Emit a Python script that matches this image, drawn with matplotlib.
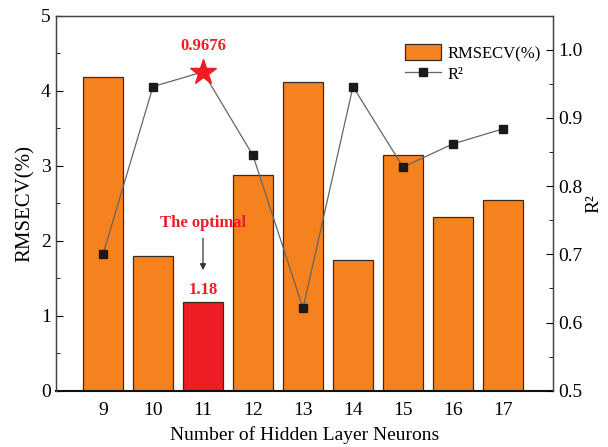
import matplotlib
matplotlib.use("Agg")
import matplotlib.pyplot as plt
from matplotlib.ticker import MultipleLocator

plt.rcParams['font.family'] = ['Liberation Serif', 'DejaVu Serif']
plt.rcParams['mathtext.fontset'] = 'stix'

neurons = [9, 10, 11, 12, 13, 14, 15, 16, 17]
rmsecv = [4.18, 1.79, 1.18, 2.87, 4.12, 1.74, 3.14, 2.31, 2.54]
r2 = [0.700, 0.946, 0.9676, 0.845, 0.621, 0.946, 0.828, 0.862, 0.884]
best_idx = 2

orange = '#F5821F'
red = '#EE1C25'

fig = plt.figure(figsize=(6.08, 4.47), dpi=100)
ax = fig.add_axes([55.5/608, 1 - 390.7/447, (553 - 55.5)/608, (390.7 - 15.7)/447])

colors = [red if i == best_idx else orange for i in range(len(neurons))]
bars = ax.bar(neurons, rmsecv, width=0.8, color=colors, edgecolor='#3b2a1e',
              linewidth=0.9, label='RMSECV(%)', zorder=2)
ax.set_xlim(8.05, 18.0)
ax.set_ylim(0, 5)
ax.set_xticks(neurons)
ax.yaxis.set_major_locator(MultipleLocator(1))
ax.yaxis.set_minor_locator(MultipleLocator(0.5))
ax.tick_params(axis='y', which='both', direction='in', labelsize=14)
ax.tick_params(axis='y', which='major', length=5)
ax.tick_params(axis='y', which='minor', length=3)
ax.tick_params(axis='x', direction='in', length=0, labelsize=14, pad=8)
ax.set_xlabel('Number of Hidden Layer Neurons', fontsize=14, labelpad=5)
ax.set_ylabel('RMSECV(%)', fontsize=15, labelpad=4)
for s in ['left', 'right', 'top']:
    ax.spines[s].set_color('#444444')
    ax.spines[s].set_linewidth(1.0)
ax.spines['bottom'].set_linewidth(1.5)
ax.spines['bottom'].set_color('#111111')

ax2 = ax.twinx()
line, = ax2.plot(neurons, r2, color='#666666', linewidth=0.9, marker='s',
                 markersize=5.5, markerfacecolor='#1a1a1a', markeredgecolor='#1a1a1a',
                 label='R²', zorder=3)
ax2.plot([neurons[best_idx]], [r2[best_idx]], marker='*', markersize=19,
         color=red, linestyle='none', zorder=4)
ax2.set_ylim(0.5, 1.05)
ax2.yaxis.set_major_locator(MultipleLocator(0.1))
ax2.yaxis.set_minor_locator(MultipleLocator(0.05))
ax2.tick_params(axis='y', which='both', direction='in', labelsize=14)
ax2.tick_params(axis='y', which='major', length=5)
ax2.tick_params(axis='y', which='minor', length=3)
ax2.set_ylabel('R²', fontsize=14, labelpad=2)
for s in ['left', 'right', 'top']:
    ax2.spines[s].set_color('#444444')
ax2.spines['bottom'].set_visible(False)

ax2.annotate(f'{r2[best_idx]:.4f}', xy=(neurons[best_idx], r2[best_idx]),
             xytext=(0, 13), textcoords='offset points', ha='center', va='bottom',
             color=red, fontsize=12, fontweight='bold')
ax.text(neurons[best_idx], rmsecv[best_idx] + 0.06, f'{rmsecv[best_idx]:.2f}',
        ha='center', va='bottom', color=red, fontsize=12, fontweight='bold')
ax.text(neurons[best_idx], 2.23, 'The optimal', ha='center', va='center',
        color=red, fontsize=12, fontweight='bold')
ax.annotate('', xy=(neurons[best_idx], 1.57), xytext=(neurons[best_idx], 2.07),
            arrowprops=dict(arrowstyle='-|>', color='#333333', lw=0.9,
                            mutation_scale=9))

ax2.legend([bars, line], ['RMSECV(%)', 'R²'], loc='upper right',
           bbox_to_anchor=(1.0, 0.955), frameon=False, fontsize=12,
           handlelength=2.2, handleheight=1.1, labelspacing=0.2, borderpad=0.2,
           handletextpad=0.4)

fig.savefig('out.png', dpi=100)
◇ ◇ ◇ ◇ ◇ ◇ ◇
* Written exercise: Repeat only the lines from the beginning of the material through the line containing "ax = fig.add_axes([55.5/608, 1", both ends kept, leaving pictures out.

* Response for this exercise:
Emit a Python script that matches this image, drawn with matplotlib.
import matplotlib
matplotlib.use("Agg")
import matplotlib.pyplot as plt
from matplotlib.ticker import MultipleLocator

plt.rcParams['font.family'] = ['Liberation Serif', 'DejaVu Serif']
plt.rcParams['mathtext.fontset'] = 'stix'

neurons = [9, 10, 11, 12, 13, 14, 15, 16, 17]
rmsecv = [4.18, 1.79, 1.18, 2.87, 4.12, 1.74, 3.14, 2.31, 2.54]
r2 = [0.700, 0.946, 0.9676, 0.845, 0.621, 0.946, 0.828, 0.862, 0.884]
best_idx = 2

orange = '#F5821F'
red = '#EE1C25'

fig = plt.figure(figsize=(6.08, 4.47), dpi=100)
ax = fig.add_axes([55.5/608, 1 - 390.7/447, (553 - 55.5)/608, (390.7 - 15.7)/447])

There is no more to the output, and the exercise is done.